• Required task
Please write the listing below out again exactly, leaving every picture behind.

• Dataset section
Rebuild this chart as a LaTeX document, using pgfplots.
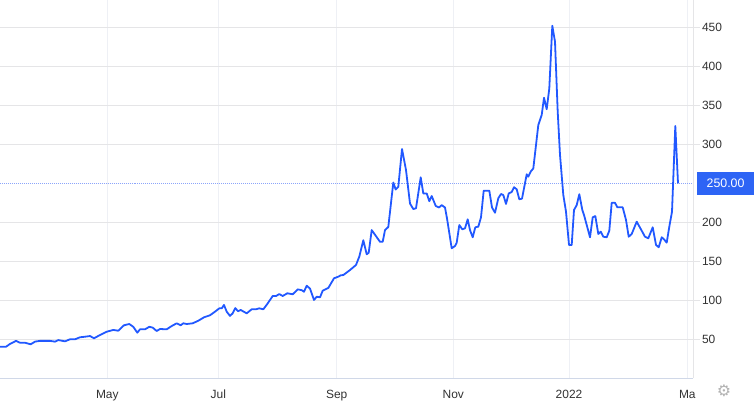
\documentclass[border=0pt]{standalone}
\usepackage{fontspec}
\setmainfont{Liberation Sans}
\newfontfamily\symfont{DejaVu Sans}
\usepackage{pgfplots}
\pgfplotsset{compat=1.18}

\definecolor{lineblue}{RGB}{33,88,255}
\definecolor{boxblue}{RGB}{45,100,245}
\definecolor{dotblue}{RGB}{140,165,250}
\definecolor{gridgrey}{RGB}{229,229,231}
\definecolor{vgrid}{RGB}{238,240,245}
\definecolor{axisblue}{RGB}{208,216,232}
\definecolor{labelgrey}{RGB}{50,50,50}

% x is the horizontal position in the chart (0 = left edge, 693 = right axis)
\pgfplotstableread{
x y
0 40.5
6 40.5
10 44
16 48
20 45.6
25 45.6
30.7 43.6
35 47
40 48
45 48
50 48
55 47
58.3 49
65 47.4
70 50
75 50
80 52.6
85 53.3
90 54.2
94 51.3
100 55.5
106.7 59.7
113.3 62
118.3 61
124 68
129.3 69.6
133.3 66
137.3 58.5
140 62.8
145 62.8
149.3 66
152.7 65
156.7 60.6
160 63.2
166.7 62.8
171.7 67
176.7 70.5
180.7 68
183.3 70.5
186.7 69.6
192.7 70.5
198.3 73.8
204 78.2
210 80.8
215 85.4
219.3 89.7
221.7 89.7
224 94
226.7 85.4
230 80
232.7 83.3
235.3 90
238 86
240.7 87.6
246.7 83.3
251.7 88.5
256 88.5
259.3 89.7
263.3 88.5
267.3 95.3
272.7 105.5
276 105.5
279.3 108
282.7 105.5
287.3 109
292.7 107.7
297.7 114
301.7 113
304 111
306.7 118.7
310 115
314 100.4
316.7 104.6
320 103.8
322.7 112.3
328.3 115.8
334 128.2
338.3 130.3
340.7 132
343.3 132.4
350 138.8
356 145.3
359.3 156
363.3 177
366.7 159
368.7 161
371.7 190
380 175
382.7 175
385 190
388.3 194
393.3 251
395.7 242
398.3 245.6
402 294
406 267
410 224
413.3 217
416 218
420.7 257.7
423.3 237
426.7 237
429.3 227
431.7 233.7
435.7 221
439 219
441.7 222
445 219
447 205
451.7 166.7
455 169.6
456.7 173.9
459.3 196.5
462.3 191
465 192.3
467.7 203.8
470 190
472.7 180.8
475.3 193.6
478.3 194.4
481 206.4
483.7 240.5
489.3 240.5
492 219
495 212.3
498.3 230.8
501 236.3
503.3 235
506 223.5
508.7 237
511.7 238.8
514 245
516.7 242.3
519.3 229.5
522 230.3
526.7 261.5
528.3 258.5
530.7 265
533.3 269
538.3 324.7
541.7 337.6
544 359.7
546.7 344.9
549.3 371.8
552.3 452
555 431.5
557.7 341.8
560 286.3
563.3 235
566 213.6
569 171
571.7 171
574 215.8
576.7 222
579.3 236
582.3 215.8
584 209.4
590 180.8
592.7 206.4
595.3 208
598.3 185
600.7 188
603.3 181.5
606.7 180.8
609.3 189.2
611.7 225
615 225
617.3 219.2
622.7 219.2
626 203
628.7 181.5
631.7 185
636.7 200.8
641.7 189.2
645 181.5
648.3 179.5
652.7 193.6
656 171
658.7 168
661.7 180.8
664 178.2
666.7 173.9
669.3 194.4
672 213.6
675.3 323.5
678 250
}\pricedata

\begin{document}
\begin{tikzpicture}
\useasboundingbox (0,-30.7bp) rectangle (754bp,378.3bp);
\begin{axis}[
  scale only axis,
  width=693bp, height=378.3bp,
  xmin=0, xmax=693, ymin=0, ymax=485,
  clip mode=individual,
  axis x line*=bottom, axis y line*=right,
  x axis line style={axisblue, line width=1pt, -},
  y axis line style={gridgrey, line width=1pt, -},
  xtick={107.3,218.3,336.7,453.3,569,687.3},
  xticklabels={May,Jul,Sep,Nov,2022,Ma},
  ytick={50,100,150,200,300,350,400,450},
  grid=major,
  x grid style={vgrid, line width=0.8pt},
  y grid style={gridgrey, line width=1pt},
  tick align=outside,
  major tick length=7bp,
  x tick style={draw=none},
  y tick style={gridgrey, line width=1pt},
  ticklabel style={font=\fontsize{12}{14}\selectfont, text=labelgrey},
  xticklabel style={yshift=-1bp},
  yticklabel style={anchor=west, xshift=-1.5bp},
  /pgf/number format/assume math mode=true,
]
\addplot[dotblue, line width=1pt, dash pattern=on 1pt off 1pt]
  coordinates {(0,250) (693,250)};
\addplot[lineblue, line width=1.8pt, line join=round] table[x=x, y=y] {\pricedata};
\node[fill=boxblue, text=white, anchor=west, minimum width=57.3bp,
      minimum height=22.7bp, inner sep=0pt,
      font=\fontsize{12.4}{14}\selectfont] at (axis cs:696.7,250) {250.00};
\node[text=gray!60, font=\symfont\fontsize{16}{16}\selectfont]
  at (axis cs:724,-15.9) {⚙};
\end{axis}
\end{tikzpicture}
\end{document}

• Solution for this exercise
Rebuild this chart as a LaTeX document, using pgfplots.
\documentclass[border=0pt]{standalone}
\usepackage{fontspec}
\setmainfont{Liberation Sans}
\newfontfamily\symfont{DejaVu Sans}
\usepackage{pgfplots}
\pgfplotsset{compat=1.18}

\definecolor{lineblue}{RGB}{33,88,255}
\definecolor{boxblue}{RGB}{45,100,245}
\definecolor{dotblue}{RGB}{140,165,250}
\definecolor{gridgrey}{RGB}{229,229,231}
\definecolor{vgrid}{RGB}{238,240,245}
\definecolor{axisblue}{RGB}{208,216,232}
\definecolor{labelgrey}{RGB}{50,50,50}

% x is the horizontal position in the chart (0 = left edge, 693 = right axis)
\pgfplotstableread{
x y
0 40.5
6 40.5
10 44
16 48
20 45.6
25 45.6
30.7 43.6
35 47
40 48
45 48
50 48
55 47
58.3 49
65 47.4
70 50
75 50
80 52.6
85 53.3
90 54.2
94 51.3
100 55.5
106.7 59.7
113.3 62
118.3 61
124 68
129.3 69.6
133.3 66
137.3 58.5
140 62.8
145 62.8
149.3 66
152.7 65
156.7 60.6
160 63.2
166.7 62.8
171.7 67
176.7 70.5
180.7 68
183.3 70.5
186.7 69.6
192.7 70.5
198.3 73.8
204 78.2
210 80.8
215 85.4
219.3 89.7
221.7 89.7
224 94
226.7 85.4
230 80
232.7 83.3
235.3 90
238 86
240.7 87.6
246.7 83.3
251.7 88.5
256 88.5
259.3 89.7
263.3 88.5
267.3 95.3
272.7 105.5
276 105.5
279.3 108
282.7 105.5
287.3 109
292.7 107.7
297.7 114
301.7 113
304 111
306.7 118.7
310 115
314 100.4
316.7 104.6
320 103.8
322.7 112.3
328.3 115.8
334 128.2
338.3 130.3
340.7 132
343.3 132.4
350 138.8
356 145.3
359.3 156
363.3 177
366.7 159
368.7 161
371.7 190
380 175
382.7 175
385 190
388.3 194
393.3 251
395.7 242
398.3 245.6
402 294
406 267
410 224
413.3 217
416 218
420.7 257.7
423.3 237
426.7 237
429.3 227
431.7 233.7
435.7 221
439 219
441.7 222
445 219
447 205
451.7 166.7
455 169.6
456.7 173.9
459.3 196.5
462.3 191
465 192.3
467.7 203.8
470 190
472.7 180.8
475.3 193.6
478.3 194.4
481 206.4
483.7 240.5
489.3 240.5
492 219
495 212.3
498.3 230.8
501 236.3
503.3 235
506 223.5
508.7 237
511.7 238.8
514 245
516.7 242.3
519.3 229.5
522 230.3
526.7 261.5
528.3 258.5
530.7 265
533.3 269
538.3 324.7
541.7 337.6
544 359.7
546.7 344.9
549.3 371.8
552.3 452
555 431.5
557.7 341.8
560 286.3
563.3 235
566 213.6
569 171
571.7 171
574 215.8
576.7 222
579.3 236
582.3 215.8
584 209.4
590 180.8
592.7 206.4
595.3 208
598.3 185
600.7 188
603.3 181.5
606.7 180.8
609.3 189.2
611.7 225
615 225
617.3 219.2
622.7 219.2
626 203
628.7 181.5
631.7 185
636.7 200.8
641.7 189.2
645 181.5
648.3 179.5
652.7 193.6
656 171
658.7 168
661.7 180.8
664 178.2
666.7 173.9
669.3 194.4
672 213.6
675.3 323.5
678 250
}\pricedata

\begin{document}
\begin{tikzpicture}
\useasboundingbox (0,-30.7bp) rectangle (754bp,378.3bp);
\begin{axis}[
  scale only axis,
  width=693bp, height=378.3bp,
  xmin=0, xmax=693, ymin=0, ymax=485,
  clip mode=individual,
  axis x line*=bottom, axis y line*=right,
  x axis line style={axisblue, line width=1pt, -},
  y axis line style={gridgrey, line width=1pt, -},
  xtick={107.3,218.3,336.7,453.3,569,687.3},
  xticklabels={May,Jul,Sep,Nov,2022,Ma},
  ytick={50,100,150,200,300,350,400,450},
  grid=major,
  x grid style={vgrid, line width=0.8pt},
  y grid style={gridgrey, line width=1pt},
  tick align=outside,
  major tick length=7bp,
  x tick style={draw=none},
  y tick style={gridgrey, line width=1pt},
  ticklabel style={font=\fontsize{12}{14}\selectfont, text=labelgrey},
  xticklabel style={yshift=-1bp},
  yticklabel style={anchor=west, xshift=-1.5bp},
  /pgf/number format/assume math mode=true,
]
\addplot[dotblue, line width=1pt, dash pattern=on 1pt off 1pt]
  coordinates {(0,250) (693,250)};
\addplot[lineblue, line width=1.8pt, line join=round] table[x=x, y=y] {\pricedata};
\node[fill=boxblue, text=white, anchor=west, minimum width=57.3bp,
      minimum height=22.7bp, inner sep=0pt,
      font=\fontsize{12.4}{14}\selectfont] at (axis cs:696.7,250) {250.00};
\node[text=gray!60, font=\symfont\fontsize{16}{16}\selectfont]
  at (axis cs:724,-15.9) {⚙};
\end{axis}
\end{tikzpicture}
\end{document}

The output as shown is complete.